Now, the RRP of the kit is, as with most cameras, higher than you will actually pay.  Expect to fork out around £500-600 for the kit (on Amazon for example).  You’ll then also need to budget for one or two extra lenses if you’re serious about owning this camera.  I don’t know why they bundle such a capable body with such a cheap lens – it’s like putting budget tyres on a Ferrari.  According to Samsung’s website, there are currently eight NX lenses available.  I can’t see the 85mm on their site anywhere though, so there may be more coming.  What you need in terms of lenses will depend on what kind of photography you want to do, but a good starting setup is a wide-to-mid zoom (like the 18-55mm), a wide or mid prime (like the 16mm or 85mm shown here) for portraiture, landscapes and architecture, and a telephoto prime or zoom for wildlife, sports etc.  All of those are available for this camera – just look at the link above.

There are many other accessories available too, so you can build up your kit with a hotshoe flash, for example.  There are three available, and range from £130 to £230.  There is also a range of filters, cases, batteries and so on.

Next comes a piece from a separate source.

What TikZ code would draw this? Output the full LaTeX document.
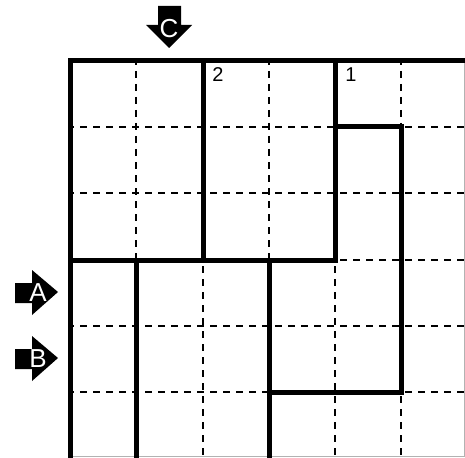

The NX20 does have a few features which set it apart from other CSCs and SLRs.  The focus-assist zoom is very interesting, the wifi features are very useful, and the i-Function button is superb.  However, the autofocus performance and poor kit lens let the camera down.  If you’re looking to move up from a compact and learn some photography skills, but don’t want an SLR, then this is one of the best CSCs around.  It would also be perfect for a couple, one of whom is into photography, and the other just likes taking snaps – in the ‘Smart’ and scene modes, the camera is just like a very good compact.  The Samsung NX20 is awarded the CDW Silver Award – an excellent 4/5.